In this world there are a surprising number of people who believe that sliced fruit, or yogurt, or granola—or perhaps, if they are feeling especially bold, some combination of all three—constitutes breakfast. These people are categorically wrong. They may consume these foods at the time of day associated with breakfast, but at best they eat at breakfast or a breakfast; they do not eat Breakfast. We must regard them with scorn, or pity; they worship false idols, they covet their neighbors’ kale.
What is breakfast? Breakfast is the meal which exists in slight variants throughout the English-speaking world and includes eggs and meat and something made of potatoes or bread and a hot beverage. Breakfast is the Full English, or the Full American, or the Full Canadian. Breakfast is a triumph.
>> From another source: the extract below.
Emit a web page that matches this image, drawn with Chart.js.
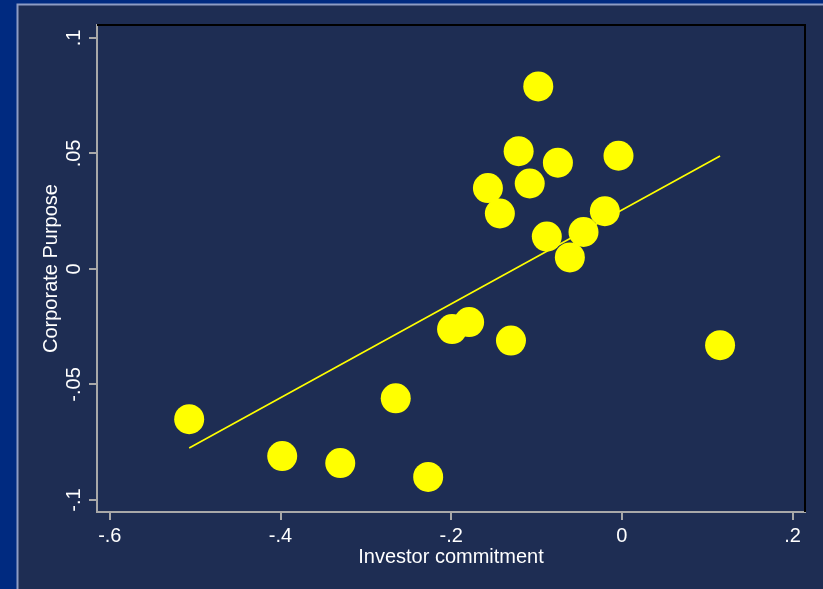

Yet breakfast is under threat. Breakfast, besieged by the pathologies of the 21st century, is fighting a desperate rearguard battle for survival, and at stake is nothing less than civilization itself.
I appreciate the sentiment, even if I don't agree with it. As a full scale snacker, I believer in the hearty Full Breakfast—- my personal favorite is the Irish Breakfast, with eggs, meats, especially with sausage and bacon and toast with hot tea and random vegetables I don't eat.
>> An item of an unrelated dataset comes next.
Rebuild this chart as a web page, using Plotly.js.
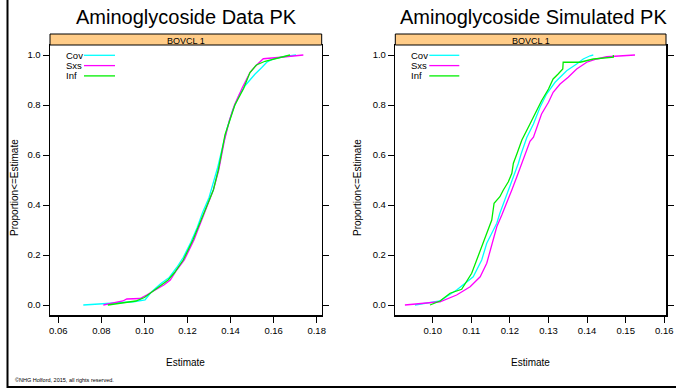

But I also believe in the greatest thing Poland has contributed to my life: Second Breakfast. I remember in Poland, I thought I was eating all the time—I would eat a hearty early breakfast but then around 11, there was room for pastries and snacks (probably like tea in Britain, I think). Then lunch would be around 3 and dinner around six. FOUR MEALS. PERFECT. I got my meat, then my pastry and fruit—maybe a sandwich or a hot meal and then soup. If I drank beer (Mother's Milk in Bavaria) in the evening, hunger became a distant memory.
I understand the dilemma in the article and I appreciate it. But I also appreciate the fact that second breakfast could allow us to explore the entire world of breakfasts, where we could perhaps indulge in granola. Maybe a delicious almond croissant. Or maybe just a chocolate cupcake, which we will pretend is not dessert because it's carrot cake. And never with the sting of loss of Full Breakfast, namely because we will have just finished it a couple hours earlier.
Either way, the solution is obvious. We are Americans. We don't have to give up anything. EAT MOAR! When they said we could have it all, I believe they meant. ...for breakfast.